SET TASK → Write out the listing, please, but only from its first line through the line containing "mb) -- (prog.north);", exactly as given and without pictures.

DATA EXTRACT →
[Start]

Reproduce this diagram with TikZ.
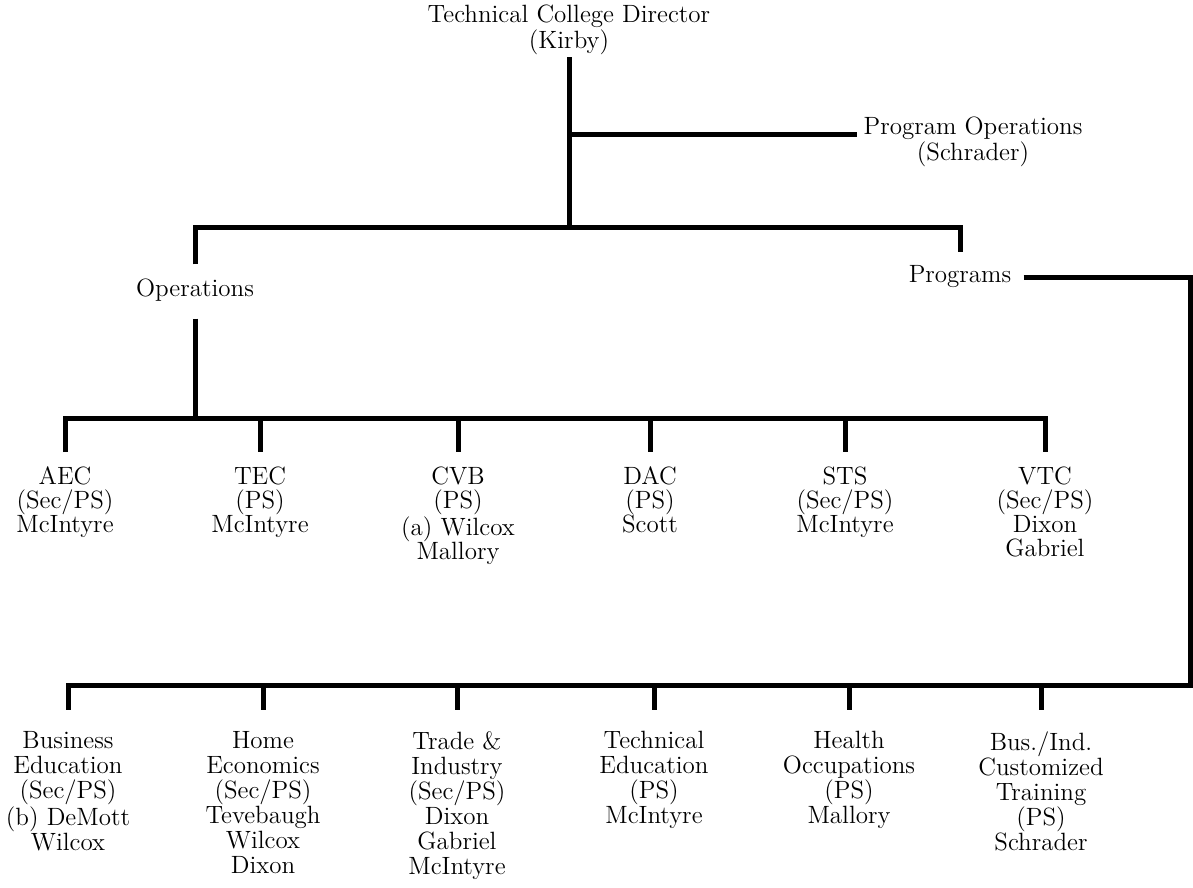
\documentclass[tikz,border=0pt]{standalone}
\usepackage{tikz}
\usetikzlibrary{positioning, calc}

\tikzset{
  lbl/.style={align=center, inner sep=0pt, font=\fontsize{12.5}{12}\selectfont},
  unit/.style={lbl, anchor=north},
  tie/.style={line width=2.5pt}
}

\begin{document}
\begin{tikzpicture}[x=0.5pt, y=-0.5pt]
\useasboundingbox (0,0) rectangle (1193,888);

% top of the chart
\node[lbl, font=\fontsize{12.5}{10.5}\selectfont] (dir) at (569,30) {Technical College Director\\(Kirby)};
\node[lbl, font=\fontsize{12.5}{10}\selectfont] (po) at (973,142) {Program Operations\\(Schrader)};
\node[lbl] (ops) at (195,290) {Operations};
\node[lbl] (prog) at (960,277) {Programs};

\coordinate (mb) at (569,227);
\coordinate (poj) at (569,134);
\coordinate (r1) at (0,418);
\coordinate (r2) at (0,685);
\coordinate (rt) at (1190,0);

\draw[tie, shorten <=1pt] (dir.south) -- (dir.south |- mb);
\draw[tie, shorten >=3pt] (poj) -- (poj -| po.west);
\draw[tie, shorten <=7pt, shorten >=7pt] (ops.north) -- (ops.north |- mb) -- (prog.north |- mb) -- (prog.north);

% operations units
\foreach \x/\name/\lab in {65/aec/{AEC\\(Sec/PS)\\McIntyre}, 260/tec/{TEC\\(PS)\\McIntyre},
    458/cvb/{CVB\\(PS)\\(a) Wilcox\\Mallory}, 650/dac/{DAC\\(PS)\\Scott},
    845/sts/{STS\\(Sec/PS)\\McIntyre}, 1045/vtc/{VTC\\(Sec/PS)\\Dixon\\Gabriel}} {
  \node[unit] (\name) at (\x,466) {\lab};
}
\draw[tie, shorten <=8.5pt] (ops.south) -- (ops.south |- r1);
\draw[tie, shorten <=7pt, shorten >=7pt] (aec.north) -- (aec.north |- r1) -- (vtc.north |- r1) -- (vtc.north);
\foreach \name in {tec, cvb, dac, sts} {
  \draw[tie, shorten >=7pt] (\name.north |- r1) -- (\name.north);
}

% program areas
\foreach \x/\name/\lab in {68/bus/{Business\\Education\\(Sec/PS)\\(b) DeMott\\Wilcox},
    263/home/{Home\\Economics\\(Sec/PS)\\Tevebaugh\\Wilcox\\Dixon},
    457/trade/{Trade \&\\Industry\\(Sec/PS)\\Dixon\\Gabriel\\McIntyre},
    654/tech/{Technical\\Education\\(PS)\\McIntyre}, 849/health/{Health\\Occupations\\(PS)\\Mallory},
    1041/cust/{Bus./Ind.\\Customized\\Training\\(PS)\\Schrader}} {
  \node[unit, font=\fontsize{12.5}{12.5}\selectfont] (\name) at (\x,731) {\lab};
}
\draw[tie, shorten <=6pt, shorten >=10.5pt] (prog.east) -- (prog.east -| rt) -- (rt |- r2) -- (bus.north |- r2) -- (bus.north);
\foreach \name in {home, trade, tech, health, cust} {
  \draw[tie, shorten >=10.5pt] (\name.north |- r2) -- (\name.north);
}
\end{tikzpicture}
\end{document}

[End]

OUTPUT FOR THIS EXERCISE →
Reproduce this diagram with TikZ.
\documentclass[tikz,border=0pt]{standalone}
\usepackage{tikz}
\usetikzlibrary{positioning, calc}

\tikzset{
  lbl/.style={align=center, inner sep=0pt, font=\fontsize{12.5}{12}\selectfont},
  unit/.style={lbl, anchor=north},
  tie/.style={line width=2.5pt}
}

\begin{document}
\begin{tikzpicture}[x=0.5pt, y=-0.5pt]
\useasboundingbox (0,0) rectangle (1193,888);

% top of the chart
\node[lbl, font=\fontsize{12.5}{10.5}\selectfont] (dir) at (569,30) {Technical College Director\\(Kirby)};
\node[lbl, font=\fontsize{12.5}{10}\selectfont] (po) at (973,142) {Program Operations\\(Schrader)};
\node[lbl] (ops) at (195,290) {Operations};
\node[lbl] (prog) at (960,277) {Programs};

\coordinate (mb) at (569,227);
\coordinate (poj) at (569,134);
\coordinate (r1) at (0,418);
\coordinate (r2) at (0,685);
\coordinate (rt) at (1190,0);

\draw[tie, shorten <=1pt] (dir.south) -- (dir.south |- mb);
\draw[tie, shorten >=3pt] (poj) -- (poj -| po.west);
\draw[tie, shorten <=7pt, shorten >=7pt] (ops.north) -- (ops.north |- mb) -- (prog.north |- mb) -- (prog.north);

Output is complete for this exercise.